### What is asked
Write out the material again word for word, dropping any images it holds.
── Given data ──
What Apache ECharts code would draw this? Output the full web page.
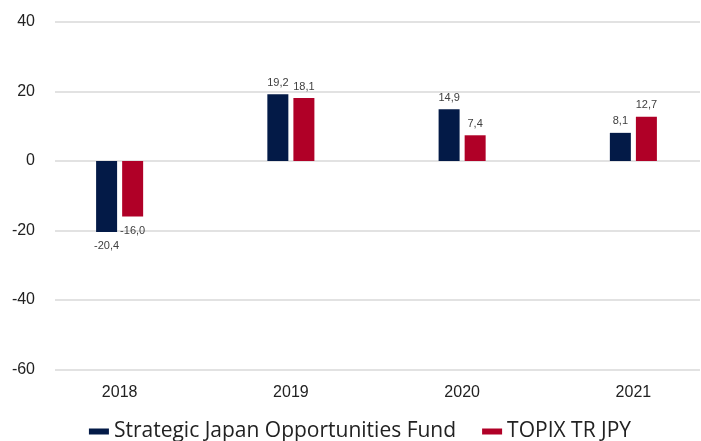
<!DOCTYPE html>
<html>
<head>
    <meta charset="UTF-8">
    <title>Strategic Japan Opportunities Fund vs TOPIX</title>
    <script src="https://cdn.jsdelivr.net/npm/echarts@6/dist/echarts.min.js"></script>
    <style>
        html, body { margin: 0; padding: 0; background: #fff; overflow: hidden; }
        /* chart is a bit wider than the window: the last category band runs past the right edge */
        #chart { width: 720px; height: 441px; }
    </style>
</head>
<body>
    <div id="chart"></div>
    <script>
        // data
        const years = ['2018', '2019', '2020', '2021'];
        const fundName = 'Strategic Japan Opportunities Fund';
        const indexName = 'TOPIX TR JPY';
        const fundValues = [-20.4, 19.2, 14.9, 8.1];
        const indexValues = [-16.0, 18.1, 7.4, 12.7];

        const chart = echarts.init(document.getElementById('chart'));

        const sans = "'Liberation Sans', Arial, sans-serif";
        const fmt = p => p.value.toFixed(1).replace('.', ',');
        const labelCfg = {
            show: true,
            fontFamily: sans,
            fontSize: 11,
            color: '#404040',
            formatter: fmt,
            position: 'top',
            distance: 6
        };
        // negative values get their label under the bar
        const toData = arr => arr.map(v => v < 0
            ? { value: v, label: { position: 'bottom', distance: 9 } }
            : v);

        chart.setOption({
            animation: false,
            legend: {
                top: 416,
                left: 'center',
                itemWidth: 20,
                itemHeight: 6,
                itemGap: 26,
                icon: 'rect',
                textStyle: { fontFamily: "'Open Sans'", fontSize: 21, color: '#222' },
                data: [fundName, indexName]
            },
            // grid 0 carries the y labels and gridlines, grid 1 the bars
            grid: [
                { left: 55, right: 20, top: 22, bottom: 71.5 },
                { left: 34, right: 1, top: 22, bottom: 71.5 }
            ],
            xAxis: [
                { gridIndex: 0, type: 'category', data: years, show: false },
                {
                    gridIndex: 1,
                    type: 'category',
                    data: years,
                    axisLine: { show: false },
                    axisTick: { show: false },
                    axisLabel: { margin: 15, fontFamily: sans, fontSize: 16, color: '#222' }
                }
            ],
            yAxis: [
                {
                    gridIndex: 0,
                    type: 'value',
                    min: -60,
                    max: 40,
                    interval: 20,
                    axisLine: { show: false },
                    axisTick: { show: false },
                    splitLine: { lineStyle: { color: '#d9d9d9', width: 1.5 } },
                    axisLabel: { margin: 20, fontFamily: sans, fontSize: 16, color: '#222' }
                },
                {
                    gridIndex: 1,
                    type: 'value',
                    min: -60,
                    max: 40,
                    interval: 20,
                    show: false,
                    splitLine: { show: false }
                }
            ],
            series: [
                {
                    name: fundName,
                    type: 'bar',
                    xAxisIndex: 1,
                    yAxisIndex: 1,
                    barWidth: 21,
                    barGap: '24%',
                    itemStyle: { color: '#031a47' },
                    label: labelCfg,
                    data: toData(fundValues)
                },
                {
                    name: indexName,
                    type: 'bar',
                    xAxisIndex: 1,
                    yAxisIndex: 1,
                    barWidth: 21,
                    itemStyle: { color: '#b00027' },
                    label: labelCfg,
                    data: toData(indexValues)
                }
            ]
        });
    </script>
</body>
</html>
───
### Output
What Apache ECharts code would draw this? Output the full web page.
<!DOCTYPE html>
<html>
<head>
    <meta charset="UTF-8">
    <title>Strategic Japan Opportunities Fund vs TOPIX</title>
    <script src="https://cdn.jsdelivr.net/npm/echarts@6/dist/echarts.min.js"></script>
    <style>
        html, body { margin: 0; padding: 0; background: #fff; overflow: hidden; }
        /* chart is a bit wider than the window: the last category band runs past the right edge */
        #chart { width: 720px; height: 441px; }
    </style>
</head>
<body>
    <div id="chart"></div>
    <script>
        // data
        const years = ['2018', '2019', '2020', '2021'];
        const fundName = 'Strategic Japan Opportunities Fund';
        const indexName = 'TOPIX TR JPY';
        const fundValues = [-20.4, 19.2, 14.9, 8.1];
        const indexValues = [-16.0, 18.1, 7.4, 12.7];

        const chart = echarts.init(document.getElementById('chart'));

        const sans = "'Liberation Sans', Arial, sans-serif";
        const fmt = p => p.value.toFixed(1).replace('.', ',');
        const labelCfg = {
            show: true,
            fontFamily: sans,
            fontSize: 11,
            color: '#404040',
            formatter: fmt,
            position: 'top',
            distance: 6
        };
        // negative values get their label under the bar
        const toData = arr => arr.map(v => v < 0
            ? { value: v, label: { position: 'bottom', distance: 9 } }
            : v);

        chart.setOption({
            animation: false,
            legend: {
                top: 416,
                left: 'center',
                itemWidth: 20,
                itemHeight: 6,
                itemGap: 26,
                icon: 'rect',
                textStyle: { fontFamily: "'Open Sans'", fontSize: 21, color: '#222' },
                data: [fundName, indexName]
            },
            // grid 0 carries the y labels and gridlines, grid 1 the bars
            grid: [
                { left: 55, right: 20, top: 22, bottom: 71.5 },
                { left: 34, right: 1, top: 22, bottom: 71.5 }
            ],
            xAxis: [
                { gridIndex: 0, type: 'category', data: years, show: false },
                {
                    gridIndex: 1,
                    type: 'category',
                    data: years,
                    axisLine: { show: false },
                    axisTick: { show: false },
                    axisLabel: { margin: 15, fontFamily: sans, fontSize: 16, color: '#222' }
                }
            ],
            yAxis: [
                {
                    gridIndex: 0,
                    type: 'value',
                    min: -60,
                    max: 40,
                    interval: 20,
                    axisLine: { show: false },
                    axisTick: { show: false },
                    splitLine: { lineStyle: { color: '#d9d9d9', width: 1.5 } },
                    axisLabel: { margin: 20, fontFamily: sans, fontSize: 16, color: '#222' }
                },
                {
                    gridIndex: 1,
                    type: 'value',
                    min: -60,
                    max: 40,
                    interval: 20,
                    show: false,
                    splitLine: { show: false }
                }
            ],
            series: [
                {
                    name: fundName,
                    type: 'bar',
                    xAxisIndex: 1,
                    yAxisIndex: 1,
                    barWidth: 21,
                    barGap: '24%',
                    itemStyle: { color: '#031a47' },
                    label: labelCfg,
                    data: toData(fundValues)
                },
                {
                    name: indexName,
                    type: 'bar',
                    xAxisIndex: 1,
                    yAxisIndex: 1,
                    barWidth: 21,
                    itemStyle: { color: '#b00027' },
                    label: labelCfg,
                    data: toData(indexValues)
                }
            ]
        });
    </script>
</body>
</html>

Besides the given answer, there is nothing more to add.